Empire State Building Gets $2 Billion Offer

Rubin Schron, a New York real estate investor, offered to buy the Empire State Building for $2 billion in cash as the skyscraper’s supervisor prepares to make it the centerpiece of an initial public offering.

Schron’s company, Cammeby’s International, submitted the bid yesterday to the attorney for Malkin Holdings LLC, which sparred with a minority of investors over its plan to consolidate the iconic tower and 20 other properties into a real estate investment trust. Schron, a partial owner of lower Manhattan’s Woolworth Building, would make a non-refundable deposit of $50 million when a contract is signed and complete the deal within 90 days, according to a letter by Stephen Meister, a lawyer representing opponents of the IPO.

The offer faces hurdles. Malkin Holdings is proceeding with plans to form the REIT after receiving consent from investors representing more than the required 80 percent of the 3,300 Empire State Building units. An appraisal of the landmark tower values the property at $2.53 billion, according to the Malkins’ valuation firm.

A deal may depend on the reversal of a court ruling allowing the Malkins to buy out dissident investors for a token $100 a share, according to Meister, who has appealed that decision. Meister said he sought a potential buyer as an alternative to the IPO in the event that the vote approving the plan is voided along with the buyout.

“We trust that Malkin Holdings, consistent with its fiduciary duties, will give serious consideration to this offer,” Meister said in the letter to Thomas E.L. Dewey, Malkin Holdings’ attorney.

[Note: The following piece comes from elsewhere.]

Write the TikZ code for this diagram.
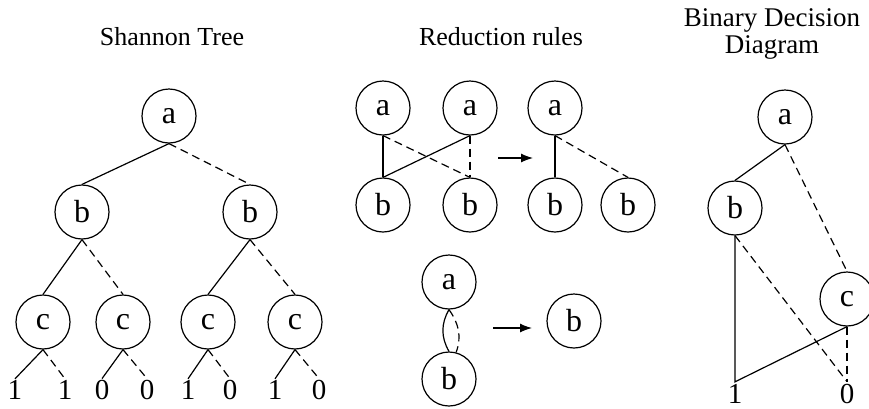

Hugh Burns, a spokesman for Malkin Holdings with Sard Verbinnen & Co., declined to comment on Schron’s offer.

$100 Buyout

Malkin Holdings -- led by Chairman Peter Malkin and his son Anthony, its president -- has the right to proceed toward the IPO as long as it isn’t enjoined by the court, according to Meister. He asked the New York State Supreme Court’s appellate division to block the offering, claiming the $100 buyout provision violates state laws and coerces investors to accept the REIT because their shares are potentially worth more than $300,000 apiece.

Notices were sent last week to unit-holders who rejected the plan, giving them 10 days to reverse their decisions.

Schron’s proposal includes an option for unit-holders to retain their interests and become non-managing members of the new ownership entity. The offer was reported late yesterday on the website of the Wall Street Journal.

Bragging Rights

On a June 13 conference call, Meister said a purchase of the tower “would perhaps accommodate the varying interests of the participants” in Empire State Building Associates LLC, which holds title to the 102-story landmark. Those voting to approve the REIT tended to want the ability to sell their shares eventually, while opponents favored keeping a steady income stream and the bragging rights that come with owning a piece of such an iconic property.

“The beauty of this offer is if you want cash, you can get cash, and if you want to roll your interest back into the building, you can do that too,” Meister said on the call, which was hosted by Richard Edelman, a critic of the REIT plan.

Empire State Realty Trust Inc., as the new company would be called, is seeking to raise about $1 billion in what may be the second-biggest U.S. IPO of a REIT. Only the 2006 debut of Santa Monica, California-based Douglas Emmett Inc. was larger in the industry, at $1.6 billion, data compiled by Bloomberg show.

The skyscraper represents more than half the total value of the REIT, according to the offering prospectus. About half of the tower’s value has been assigned to unit-holders, while the rest would go to a sublease holder that’s majority-owned by the estate of Leona Helmsley, which is seeking to liquidate its interest.

Cammeby’s International in April agreed to buy the Monterey, a 521-unit apartment tower on Manhattan’s Upper East Side, for about $250 million. Cammeby’s, in a joint venture with the Witkoff Group, owns the bottom 28 floors of the landmark Woolworth Building.